Somebody else said it, not me. ‘Ah, parenthood--it’s just like having a dog, isn’t it?’ I think it was my mother. This could explain a lot about me. Anyway, I quickly chided her comparison and pshawed in a self-righteous parental manner.
I mean, it couldn’t be that simple, could it? Raising a dog? I grew up with dogs and they’re a lot of work, sure. But you can always beat them. Oh, I kid, I kid. I would never hit a defenseless creature, except for maybe my brother. No no, parenting is way harder, I tell myself. But mostly I tell everyone else, to elicit that especially winning combination of pity and admiration.
Anyway, the more I thought about it, maybe there is something to this assertion. Let’s see--both respond favorably to high-pitched noises and expect you to clean up their doo. They are generally friendly, but smell bad. They sleep a lot. I mean, there are some differences, for sure. Dogs have four legs, for example. Most of them have tails, except for those poor bastards in that Sarah McLachlan commercial. Dogs bark and have sharp teeth and eat their own vomit.
But why dwell on the differences?
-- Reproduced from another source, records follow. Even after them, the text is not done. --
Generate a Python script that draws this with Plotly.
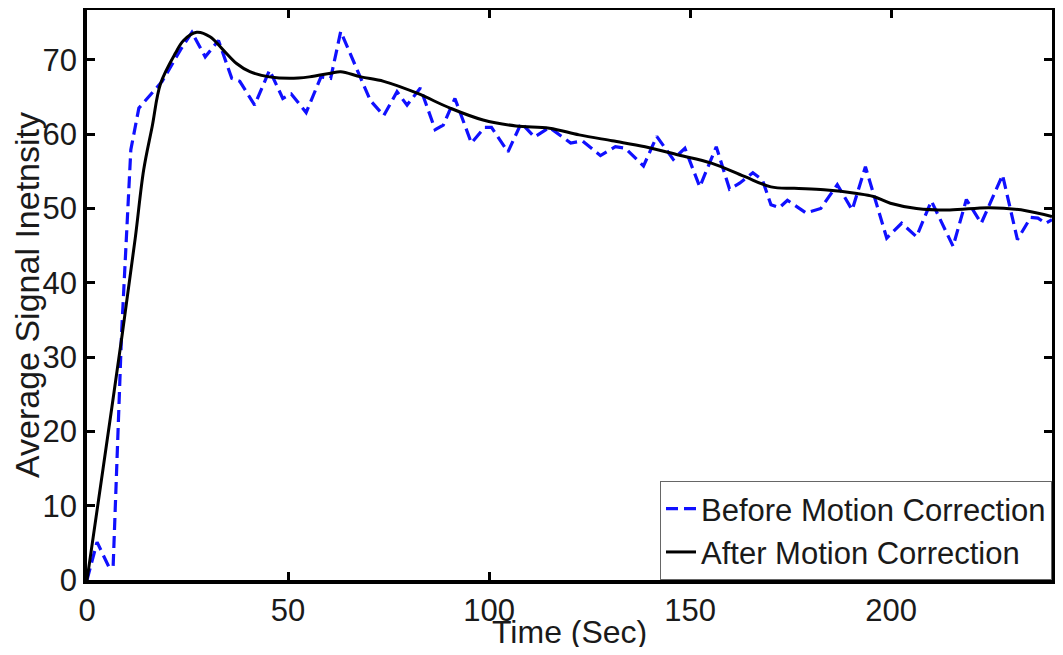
import plotly.graph_objects as go

before_t = [0, 2.5, 5.5, 6.5, 8.6, 10.9, 12.9, 18.7, 23.2, 26.1, 29.4, 32.7, 36.0, 38.0, 41.7, 45.4,
            48.7, 50.8, 54.5, 58.2, 60.6, 63.1, 68.1, 70.5, 73.8, 77.1, 79.6, 82.9, 86.6, 88.6, 91.5,
            95.6, 98.9, 100.6, 104.7, 108.0, 111.3, 115.0, 120.3, 123.2, 127.7, 131.4, 133.9, 138.4,
            141.7, 145.8, 148.7, 152.4, 156.5, 159.8, 162.3, 165.6, 168.0, 170.1, 172.2, 174.2, 178.8,
            182.5, 186.6, 190.3, 193.6, 198.9, 202.6, 206.3, 210.0, 215.4, 218.7, 222.4, 227.7, 231.4,
            234.7, 236.5, 238.4, 240.0]
before_v = [0, 5.1, 1.7, 1.8, 33.2, 57.9, 63.5, 67.1, 71.3, 73.7, 70.4, 72.6, 67.5, 67.1, 63.9, 68.6,
            64.8, 65.4, 62.9, 67.7, 67.5, 73.8, 67.5, 64.5, 62.5, 65.7, 63.9, 66.2, 60.6, 61.2, 64.8,
            58.8, 60.9, 60.9, 57.6, 61.5, 59.6, 60.9, 58.8, 59.1, 57.1, 58.3, 58.1, 55.7,
            59.7, 56.6, 58.1, 52.9, 58.3, 52.6, 53.4, 54.8, 53.8, 50.5, 50.1, 51.1, 49.4,
            50.0, 53.2, 49.8, 55.6, 46.0, 48.0, 46.2, 51.0, 44.9, 51.2, 48.0, 54.5, 45.8,
            48.8, 48.7, 48.0, 48.5]

after_t = [0, 4.0, 8.8, 12.0, 14.1, 16.2, 18.3, 22.0, 24.0, 27.3, 30.6, 33.9, 37.2, 40.5, 45.4, 50.4,
           55.3, 60.6, 63.1, 68.1, 73.8, 82.1, 90.3, 98.5, 106.7, 115.0, 122.4, 130.6, 138.8, 147.1,
           155.3, 163.5, 170.1, 175.9, 183.3, 191.5, 195.6, 199.8, 206.3, 214.6, 224.4, 233.5, 240.0]
after_v = [0, 15.0, 33.2, 46.0, 55.2, 61.0, 66.8, 70.9, 72.6, 73.7, 73.1, 71.3, 69.5, 68.4, 67.7, 67.5,
           67.7, 68.2, 68.4, 67.7, 67.1, 65.5, 63.5, 61.9, 61.1, 60.8, 59.9, 59.1, 58.3, 57.2,
           56.1, 54.3, 52.9, 52.7, 52.5, 52.0, 51.6, 50.7, 50.0, 49.8, 50.1, 49.7, 48.9]

x_ticks = [0, 50, 100, 150, 200]
y_ticks = [0, 10, 20, 30, 40, 50, 60, 70]
x_title = "Time (Sec)"
y_title = "Average Signal Inetnsity"

FONT = "Liberation Sans, Arial, sans-serif"
TXT = "#1a1a1a"

fig = go.Figure()
fig.add_trace(go.Scatter(x=before_t, y=before_v, mode="lines", name="Before Motion Correction",
                         line=dict(color="#1010ff", width=3.2, dash="12px,6px")))
fig.add_trace(go.Scatter(x=after_t, y=after_v, mode="lines", name="After Motion Correction",
                         line=dict(color="black", width=3), line_shape="spline"))

axis_common = dict(showgrid=False, zeroline=False, showline=True, linecolor="black", linewidth=3.5,
                   mirror="ticks", ticks="inside", ticklen=8, tickwidth=3, tickcolor="black",
                   automargin=False, tickfont=dict(family=FONT, size=31, color=TXT))
fig.update_xaxes(range=[0, 240], tickvals=x_ticks, **axis_common)
fig.update_yaxes(range=[0, 76.7], tickvals=y_ticks,
                 title=dict(text=y_title, font=dict(family=FONT, size=34, color=TXT), standoff=4),
                 **axis_common)

# x-axis title as a paper annotation so it sits just under the tick labels
fig.add_annotation(text=x_title, xref="paper", yref="paper", x=0.5, y=0,
                   xanchor="center", yanchor="top", yshift=-32, showarrow=False,
                   font=dict(family=FONT, size=32, color=TXT))

# page body has an 8px default margin; the figure is sized so the page does not overflow
fig.update_layout(
    width=1047, height=639,
    margin=dict(l=79, r=3, t=2, b=67),
    plot_bgcolor="white", paper_bgcolor="white",
    legend=dict(x=1, y=0, xanchor="right", yanchor="bottom", bgcolor="white",
                bordercolor="#666", borderwidth=1, itemwidth=30,
                font=dict(family=FONT, size=31, color=TXT), tracegroupgap=0),
    showlegend=True,
)

fig.write_html("out.html")
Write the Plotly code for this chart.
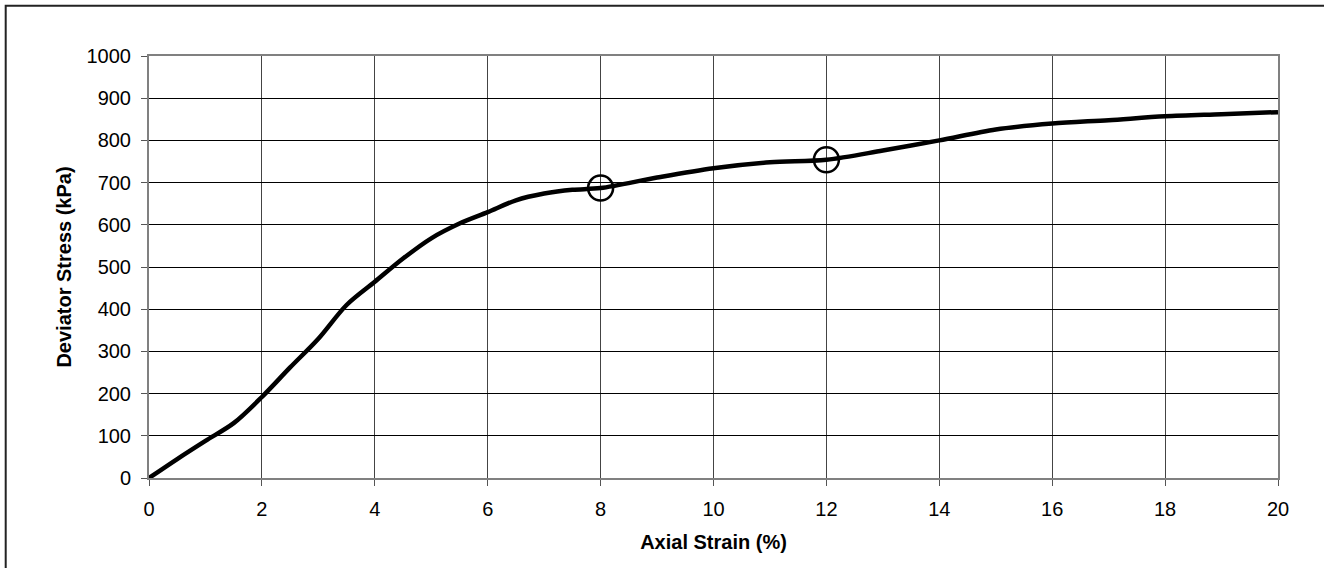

That just creates derision and paranoia. That’s letting the terrorists win. What I’m here to do is bring us all together and focus on our commonalities. With that, I give you:
The Top Five Reasons A Baby Is Just Like A Dog
5. A Baby can not speak, but has a lexical semi-recognition of about 14 words. However, you can often say some pretty vile, offensive shit with the right intonation and totally get away with it. Makes you wonder how iron-clad that “vocabulary” really is then.
4. Taking a Baby to the park will guarantee him being sized up and whispered about by various owners and babies alike (not to mention a generous butt-sniffing) under the guise of ‘healthy socialization.’
3. Assuming you live on a relatively secluded compound, you can put Baby outside when he’s been bad. Tying Baby’s leash to the clothesline out back is a grand babysitting solution, but watch out for those poisonous squirrels.
2. Leaving Baby locked in the car while you run into the liquor store always yields a judgy look or two, mostly from non-parents. However, leaving Baby in the Blockbuster parking lot is generally deemed acceptable.
1. You just can’t leave Baby home alone for more than 9 hours at a stretch. Even 8 is really pushing it, guys.